Edinburgh Festival: Silent Movie Der Rosenkavalier Festival Theatre

Click to follow
The Independent Culture
The chance to see a silent film with its specially written music, played live, is still a rare experience. In this case, it was a particularly fascinating one, as the film of Der Rosenkavalier was thought lost until recently, while the adaptation by Richard Strauss of the music from his own opera contains additional material, including some written specially for the occasion.

Heroic efforts by film music specialist, Berndt Heller, which involved reassembling a print from sources in London, Prague and Vienna, have resulted in a very watchable version, complete except for the last 625 metres. The film is (perhaps mercifully) half the length of the opera, and the score, in this case in a chamber version, abounds with familiar tunes - sometimes sounding a little strange in their new guise, as when the Italian tenor's aria is rendered on trumpet and harmonium. The musical arrangement is on the whole very efficient and surprisingly varied, considering that only 11 instruments are involved. This performance was given by the Karlsruhe-based group, Ensemble 13, who, under the direction of Manfred Reichert, achieved miracles of synchronisation, assisted by a gadget operated from the orchestra pit.

The film itself, dating from 1926, presented some novel angles on the familiar story, with new scenes, including a massive outdoor battle involving what looked like half the Austrian army, an open-air masked ball, and numerous comic or satirical touches not so evident in the opera. Perhaps most interesting of all is the presence in the plot of a whole new strand, as we follow the adventures of the Marschallin's absent husband, busily saving his country on the battlefield, while overhearing rumours of his wife's carryings-on back home.
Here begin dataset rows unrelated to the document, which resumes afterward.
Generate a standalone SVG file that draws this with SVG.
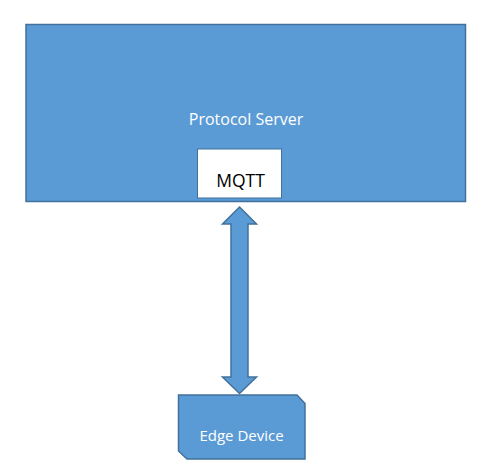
<svg xmlns="http://www.w3.org/2000/svg" width="491" height="474" viewBox="0 0 491 474">
<style>
.shape{fill:#5B9BD5;stroke:#41719C;stroke-width:1.5}
.lbl{font-family:"Open Sans","Noto Sans","DejaVu Sans",sans-serif;text-anchor:middle}
.w{fill:#FFFFFF}
.k{fill:#000000}
</style>
<rect width="491" height="474" fill="#FFFFFF"/>
<g id="protocol-server">
<rect class="shape" x="26" y="24.5" width="439.5" height="177"/>
<text class="lbl w" x="246" y="125" font-size="16">Protocol Server</text>
</g>
<g id="mqtt">
<rect x="197.5" y="149" width="84" height="49" fill="#FFFFFF" stroke="#41719C" stroke-width="1"/>
<text class="lbl k" x="240.5" y="187" font-size="17.5">MQTT</text>
</g>
<g id="connectors">
<path class="shape" d="M239.5,207 L256.5,224 L248,224 L248,377 L256.5,377 L239.5,393.5 L222.5,377 L231,377 L231,224 L222.5,224 Z"/>
</g>
<g id="edge-device">
<path class="shape" d="M178.5,395 L297,395 L305,403.5 L305,459 L187,459 L178.5,451 Z"/>
<text class="lbl w" x="241.5" y="441" font-size="15">Edge Device</text>
</g>
</svg>
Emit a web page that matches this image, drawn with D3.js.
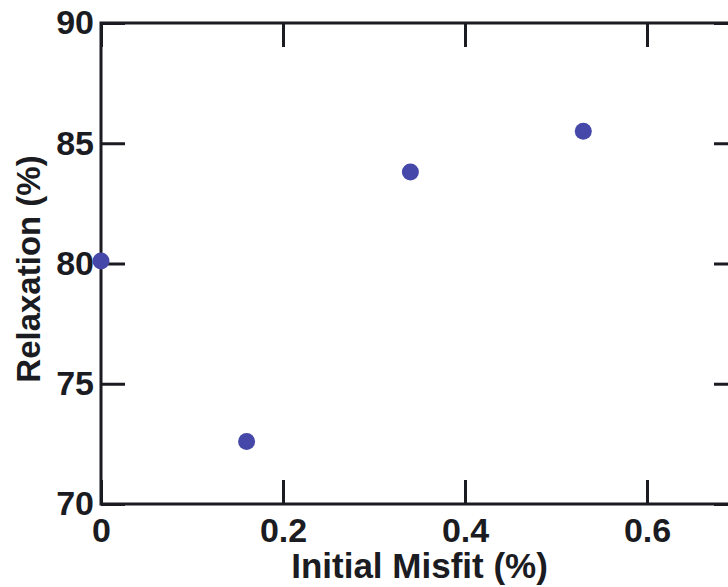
<!DOCTYPE html>
<html>
<head>
<meta charset="utf-8">
<script src="https://cdn.jsdelivr.net/npm/d3@7"></script>
<style>
  body { margin: 0; background: #fff; }
  text { font-family: "Liberation Sans", Arial, Helvetica, sans-serif; font-weight: bold; fill: #1b1b22; }
</style>
</head>
<body>
<div id="chart"></div>
<script>
// data
const misfit = [0, 0.16, 0.34, 0.53]
const relaxation = [80.1, 72.6, 83.8, 85.5]
const xTicks = [0, 0.2, 0.4, 0.6]
const yTicks = [70, 75, 80, 85, 90]

const width = 728,
  height = 587

const margin = { top: 23, left: 101, bottom: 83 }
const plotRight = 738

const x = d3.scaleLinear().domain([0, 0.7]).range([margin.left, plotRight]),
  y = d3.scaleLinear().domain([70, 90]).range([height - margin.bottom, margin.top])

const ink = "#1b1b22"
const tickLen = 24

const svg = d3.select("#chart").append("svg")
  .attr("width", width)
  .attr("height", height)

// axes with inward ticks
const xAxis = d3.axisBottom(x).tickValues(xTicks).tickSizeInner(-tickLen).tickSizeOuter(0).tickPadding(14)
  .tickFormat(d => d === 0 ? "0" : d3.format(".1f")(d))
const xAxisTop = d3.axisTop(x).tickValues(xTicks).tickSizeInner(-tickLen).tickSizeOuter(0).tickFormat("")
const yAxis = d3.axisLeft(y).tickValues(yTicks).tickSizeInner(-tickLen).tickSizeOuter(0).tickPadding(7)
const yAxisRight = d3.axisRight(y).tickValues(yTicks).tickSizeInner(-tickLen).tickSizeOuter(0).tickFormat("")

function styleAxis(g) {
  g.select(".domain").remove()
  g.selectAll(".tick line").attr("stroke", ink).attr("stroke-width", 3)
  g.selectAll(".tick text").style("font-size", "34px").attr("fill", ink)
}

svg.append("g").attr("transform", "translate(0," + y(70) + ")").call(xAxis).call(styleAxis)
svg.append("g").attr("transform", "translate(0," + y(90) + ")").call(xAxisTop).call(styleAxis)
svg.append("g").attr("transform", "translate(" + x(0) + ",0)").call(yAxis).call(styleAxis)
svg.append("g").attr("transform", "translate(" + x(0.7) + ",0)").call(yAxisRight).call(styleAxis)

// frame
svg.append("rect")
  .attr("x", x(0))
  .attr("y", y(90))
  .attr("width", x(0.7) - x(0))
  .attr("height", y(70) - y(90))
  .attr("fill", "none")
  .attr("stroke", ink)
  .attr("stroke-width", 3)

// points
svg.append("g").selectAll("circle")
  .data(misfit)
  .enter().append("circle")
  .attr("cx", d => x(d))
  .attr("cy", (d, i) => y(relaxation[i]))
  .attr("r", 8.5)
  .attr("fill", "#4548a8")

// titles
svg.append("text")
  .attr("x", 419.5)
  .attr("y", 578)
  .style("text-anchor", "middle")
  .style("font-size", "35px")
  .text("Initial Misfit (%)")

svg.append("text")
  .attr("transform", "translate(40,269) rotate(-90)")
  .style("text-anchor", "middle")
  .style("font-size", "33px")
  .text("Relaxation (%)")
</script>
</body>
</html>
As played by Paul Hartmann, the Marschall cuts an impressive and lonely figure, with a dignity assisted by his (relatively) restrained performance. Something that cannot be said of the other chief players, who over-act with abandon in the "serious" love scenes in a way that seems irresistibly ludicrous to contemporary eyes, and caused much hilarity in the audience at Saturday's screening. By contrast, this pantomimic excess works well in the comic scenes: the magnificent Michael Bohnen is grotesquely tremendous as Baron Ochs, like some bucolic Austrian version of Dr Johnson, capering madly to the strains of the famous Rosenkavalier waltz.

This showing proved an engrossing and entertaining experience, to the extent that there was a palpable feeling of dismay at the film's abrupt end - those cursed missing 625 metres, which presumably no one will ever see again.